Starving Palestinians in Gaza spend Eid al-Adha under bombardment
On a page torn from a notebook, a photograph of which he posted on X, exiled Gazan poet Mosab Abu Toha drew five family trees – five nuclear families within the same extended Khader family. Thirty-six people in total. All were killed on Friday, June 6, the first day of Eid al-Adha, the most important holiday in the Muslim calendar. An Israeli bomb destroyed their five-story family building in Jabaliya, north of Gaza City.

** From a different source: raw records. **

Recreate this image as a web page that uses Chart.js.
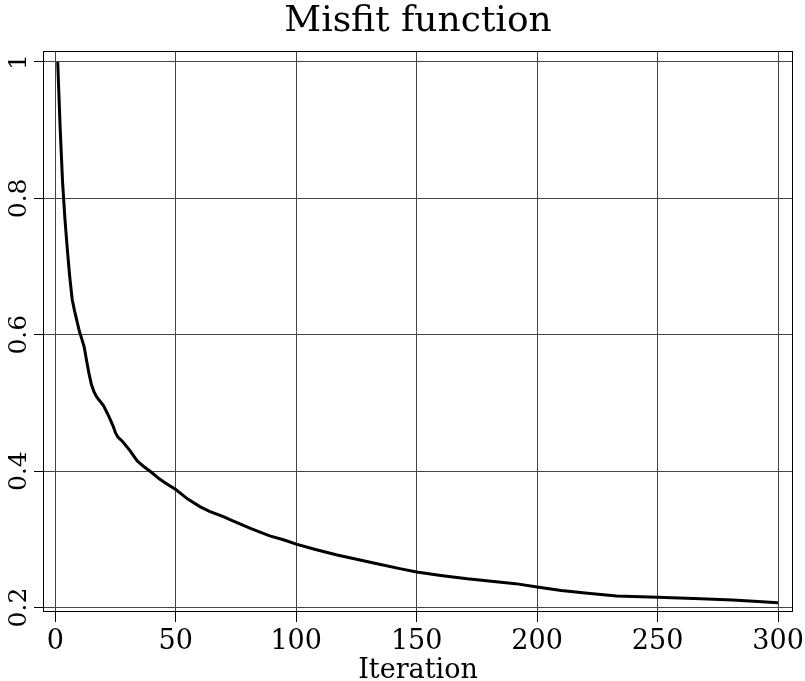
<!DOCTYPE html>
<html>
<head>
<meta charset="utf-8">
<script src="https://cdn.jsdelivr.net/npm/chart.js@4/dist/chart.umd.min.js"></script>
<style>
  html, body { margin: 0; padding: 0; background: #fff; }
  canvas { display: block; }
</style>
</head>
<body>
<canvas id="misfit" width="805" height="681"></canvas>
<script>
/* misfit per iteration */
const iterations = [1, 2, 3, 4, 5, 6, 7, 8, 9, 10, 11, 12, 13, 14, 15, 16, 17, 18, 20, 22,
  23, 24, 25, 26, 28, 31, 34, 37, 40, 43, 46, 50, 55, 60, 64, 70, 73, 81, 89, 95,
  100, 108, 117, 126, 135, 143, 150, 160, 171, 182, 191, 200, 210, 221, 233, 250, 268, 281, 290, 300];
const misfit = [1.000, 0.905, 0.825, 0.770, 0.725, 0.685, 0.652, 0.635, 0.620, 0.605, 0.594, 0.582, 0.562, 0.543, 0.527, 0.517, 0.510, 0.505, 0.496, 0.482,
  0.474, 0.466, 0.456, 0.450, 0.443, 0.430, 0.415, 0.406, 0.398, 0.389, 0.382, 0.373, 0.359, 0.348, 0.341, 0.333, 0.328, 0.316, 0.305, 0.299,
  0.293, 0.285, 0.277, 0.270, 0.263, 0.257, 0.252, 0.247, 0.242, 0.238, 0.235, 0.230, 0.225, 0.221, 0.217, 0.215, 0.213, 0.211, 0.209, 0.207];

const xTicks = [0, 50, 100, 150, 200, 250, 300];
const yTicks = [0.2, 0.4, 0.6, 0.8, 1];

const FONT = "'DejaVu Serif', 'Liberation Serif', serif";
const gridColor = "#444";

// box round the plot area
const frame = {
  id: "frame",
  afterDraw(chart){
    const a = chart.chartArea;
    const ctx = chart.ctx;
    ctx.save();
    ctx.strokeStyle = "#000";
    ctx.lineWidth = 1;
    ctx.strokeRect(Math.round(a.left) + 0.5, Math.round(a.top) + 0.5,
      Math.round(a.right - a.left) - 1, Math.round(a.bottom - a.top) - 1);
    ctx.restore();
  }
};

new Chart(document.getElementById("misfit"), {
  type: "line",
  data: {
    datasets: [{
      data: iterations.map((it, i) => ({x: it, y: misfit[i]})),
      borderColor: "#000",
      borderWidth: 3,
      pointRadius: 0,
      tension: 0,
      fill: false
    }]
  },
  options: {
    responsive: false,
    animation: false,
    layout: {padding: {left: 0, right: 12, top: 0, bottom: 0}},
    plugins: {
      legend: {display: false},
      tooltip: {enabled: false},
      title: {
        display: true,
        fullSize: false,
        text: "Misfit function",
        color: "#000",
        font: {family: FONT, size: 36, weight: "normal", lineHeight: 1},
        padding: {top: 4, bottom: 11}
      }
    },
    scales: {
      x: {
        type: "linear",
        min: -5.1,
        max: 306.2,
        afterBuildTicks: s => { s.ticks = xTicks.map(v => ({value: v})); },
        afterFit: s => { s.height = 69; s.paddingLeft = 0; s.paddingRight = 0; },
        grid: {color: gridColor, lineWidth: 1, drawTicks: true, tickLength: 10, tickColor: "#000"},
        border: {display: false},
        ticks: {
          color: "#000",
          font: {family: FONT, size: 27},
          padding: 4,
          maxRotation: 0,
          callback: v => String(v)
        },
        title: {
          display: true,
          text: "Iteration",
          color: "#000",
          font: {family: FONT, size: 27, lineHeight: 1},
          padding: {top: 0, bottom: -3}
        }
      },
      y: {
        type: "linear",
        min: 0.1934,
        max: 1.0161,
        afterBuildTicks: s => { s.ticks = yTicks.map(v => ({value: v})); },
        afterFit: s => { s.width = 43; s.paddingTop = 0; s.paddingBottom = 0; },
        grid: {color: gridColor, lineWidth: 1, drawTicks: true, tickLength: 9, tickColor: "#000"},
        border: {display: false},
        ticks: {
          color: "#000",
          font: {family: FONT, size: 25},
          padding: -5,
          minRotation: 90,
          maxRotation: 90,
          crossAlign: "center",
          callback: v => String(v)
        }
      }
    }
  },
  plugins: [frame]
});
</script>
</body>
</html>
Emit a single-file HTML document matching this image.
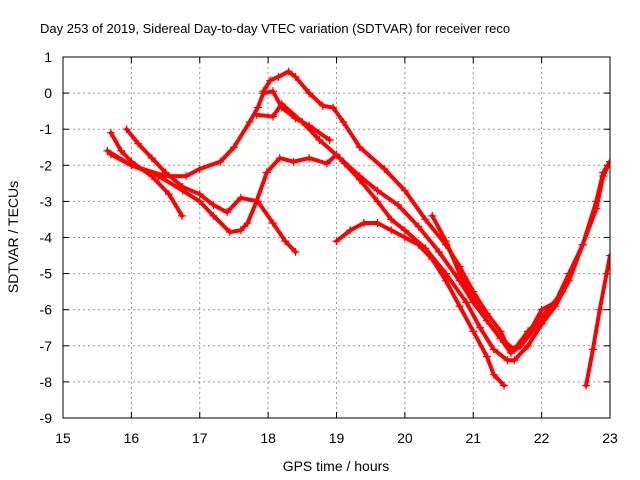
<!DOCTYPE html>
<html><head><meta charset="utf-8"><style>
html,body{margin:0;padding:0;background:#fff}
svg{display:block;font-family:"Liberation Sans",sans-serif}
</style></head><body>
<svg id="chart" width="640" height="480">
<defs><clipPath id="pc"><rect x="63" y="57" width="547" height="361"/></clipPath></defs>
<text x="40" y="33" font-size="13">Day 253 of 2019, Sidereal Day-to-day VTEC variation (SDTVAR) for receiver reco</text>
<g id="grid"></g>
<g id="axes"></g>
<g id="series" clip-path="url(#pc)"></g>
<rect x="63" y="57" width="547" height="361" fill="none" stroke="#000" stroke-width="1"/>
<text x="336" y="471" font-size="14" text-anchor="middle">GPS time / hours</text>
<text transform="translate(18,237) rotate(-90)" font-size="14" text-anchor="middle">SDTVAR / TECUs</text>
</svg>
<script>
const xTicks=[15,16,17,18,19,20,21,22,23];
const yTicks=[1,0,-1,-2,-3,-4,-5,-6,-7,-8,-9];
const track1=[[15.7,-1.1],[15.85,-1.6],[16.0,-1.9],[16.3,-2.3],[16.55,-2.8],[16.74,-3.4]];
const track2=[[15.93,-1.0],[16.1,-1.4],[16.3,-1.8],[16.5,-2.2],[16.75,-2.6],[17.0,-2.8],[17.2,-3.1],[17.4,-3.3],[17.6,-2.9],[17.85,-3.0],[18.07,-3.6],[18.25,-4.1],[18.4,-4.4]];
const track3=[[15.65,-1.6],[16.0,-2.0],[16.4,-2.3],[16.75,-2.7],[17.0,-3.0],[17.2,-3.4],[17.44,-3.85],[17.6,-3.8],[17.7,-3.6],[17.83,-3.0],[17.98,-2.2],[18.17,-1.8],[18.37,-1.9],[18.6,-1.8],[18.86,-1.95],[19.0,-1.7],[19.12,-1.95],[19.34,-2.4],[19.6,-3.0],[19.8,-3.5],[20.0,-3.8],[20.3,-4.3],[20.6,-5.0],[20.9,-5.8],[21.1,-6.5],[21.3,-7.1],[21.5,-7.4],[21.6,-7.4],[21.8,-7.0],[22.0,-6.4],[22.2,-5.9],[22.4,-5.2],[22.6,-4.2],[22.8,-3.0],[22.9,-2.2],[23.0,-1.9]];
const track4=[[15.7,-1.7],[16.0,-2.0],[16.5,-2.3],[16.8,-2.3],[17.0,-2.1],[17.3,-1.9],[17.5,-1.5],[17.73,-0.8],[17.85,-0.4],[17.93,0.0],[18.07,0.05],[18.2,-0.4],[18.4,-0.7],[18.6,-0.9],[18.9,-1.3]];
const track5=[[17.93,0.05],[18.03,0.35],[18.15,0.45],[18.3,0.6],[18.4,0.45],[18.6,0.0],[18.8,-0.35],[18.95,-0.4],[19.1,-0.8],[19.34,-1.5],[19.7,-2.1],[20.0,-2.7],[20.3,-3.5],[20.6,-4.2],[20.8,-4.8],[21.0,-5.5],[21.2,-6.1],[21.4,-6.6],[21.5,-7.0],[21.6,-7.1],[21.8,-6.6],[22.0,-6.2],[22.2,-5.8],[22.4,-5.0],[22.6,-4.2],[22.8,-3.2],[22.9,-2.3],[23.0,-1.9]];
const track6=[[17.83,-0.6],[18.07,-0.65],[18.2,-0.3],[18.5,-0.8],[18.75,-1.3],[19.05,-1.8],[19.34,-2.3],[19.6,-2.7],[19.9,-3.1],[20.2,-3.7],[20.5,-4.4],[20.8,-5.2],[21.0,-5.8],[21.2,-6.3],[21.4,-6.8],[21.55,-7.2],[21.7,-7.0],[21.9,-6.5],[22.1,-6.0],[22.3,-5.5]];
const track7=[[19.0,-4.1],[19.2,-3.8],[19.4,-3.6],[19.6,-3.6],[19.8,-3.8],[20.0,-4.0],[20.2,-4.2],[20.4,-4.6],[20.6,-5.2],[20.8,-5.9],[21.0,-6.6],[21.2,-7.3],[21.3,-7.8],[21.45,-8.1]];
const track8=[[20.4,-3.4],[20.6,-4.1],[20.8,-5.0],[21.0,-5.7],[21.2,-6.3],[21.4,-6.8],[21.6,-7.1],[21.8,-6.7],[22.0,-6.0],[22.2,-5.8]];
const track9=[[22.65,-8.1],[22.75,-7.1],[22.85,-6.0],[22.95,-5.0],[23.0,-4.5]];
const tracks=[track1,track2,track3,track4,track5,track6,track7,track8,track9];

const NS="http://www.w3.org/2000/svg";
const X0=63,X1=610,Y0=418,Y1=57;
function sx(v){return X0+(v-15)/(23-15)*(X1-X0);}
function sy(v){return Y0-(v-(-9))/(1-(-9))*(Y0-Y1);}
function mk(tag,attrs,parent){const e=document.createElementNS(NS,tag);for(const k in attrs)e.setAttribute(k,attrs[k]);parent.appendChild(e);return e;}
const grid=document.getElementById('grid'),axes=document.getElementById('axes'),ser=document.getElementById('series');
xTicks.forEach(t=>{
  const x=sx(t);
  if(t>15&&t<23){const g=mk('line',{x1:x,x2:x,y1:Y1,y2:Y0,stroke:'#999','stroke-dasharray':'2,3'},grid);
  
  }
  const tk=mk('line',{x1:x,x2:x,y1:Y0,y2:Y0-6,stroke:'#000'},axes);
  
  
  const tk2=mk('line',{x1:x,x2:x,y1:Y1,y2:Y1+6,stroke:'#000'},axes);
  
  
  const l=mk('text',{x:x,y:443,'font-size':14,'text-anchor':'middle'},axes);l.textContent=t;
  
  
});
yTicks.forEach(t=>{
  const y=sy(t);
  if(t<1&&t>-9){const g=mk('line',{x1:X0,x2:X1,y1:y,y2:y,stroke:'#999','stroke-dasharray':'2,3'},grid);
  
  }
  const tk=mk('line',{x1:X0,x2:X0+6,y1:y,y2:y,stroke:'#000'},axes);
  
  
  const tk2=mk('line',{x1:X1,x2:X1-6,y1:y,y2:y,stroke:'#000'},axes);
  
  
  const l=mk('text',{x:52,y:y+5,'font-size':14,'text-anchor':'end'},axes);l.textContent=t;
  
  
});
tracks.forEach((tr,i)=>{
  const g=mk('g',{},ser);
  
  
  const pts=tr.map(p=>sx(p[0])+','+sy(p[1])).join(' ');
  const pl=mk('polyline',{points:pts,fill:'none',stroke:'#f00','stroke-width':4,'stroke-linejoin':'round','stroke-linecap':'round'},g);
  
  
  tr.forEach(p=>{
    const x=sx(p[0]),y=sy(p[1]);
    const m=mk('path',{d:`M${x-4},${y}H${x+4}M${x},${y-4}V${y+4}`,stroke:'#f00','stroke-width':1.2},g);
    
    
  });
});
</script>
</body></html>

Not included in the family tree are a handful of survivors who were absent at the time of the strike, including freelance journalist Abdelrahim Khader, who had gone out that morning. The 23-year-old photographer filmed the gray rubble of his home as he rushed toward the debris. In the video, he can be heard screaming: "Mom, Dad! Is anyone alive? Mom, Dad, Mostafa, Karim, answer me, anyone!"
The neighborhood was under an evacuation order: 82% of the entire Gaza Strip is now a military zone or an area to evacuate. Five bodies were pulled from the rubble, as well as "kilos of flesh" believed to be from two other dismembered bodies, Abdelrahim Khader reported in a phone call from Gaza. He said he was able to confirm the deaths of 38 people – he did not know if others were present in the house that day. One of his married sisters, who no longer lived with them, and an uncle, who was out at the time, survived.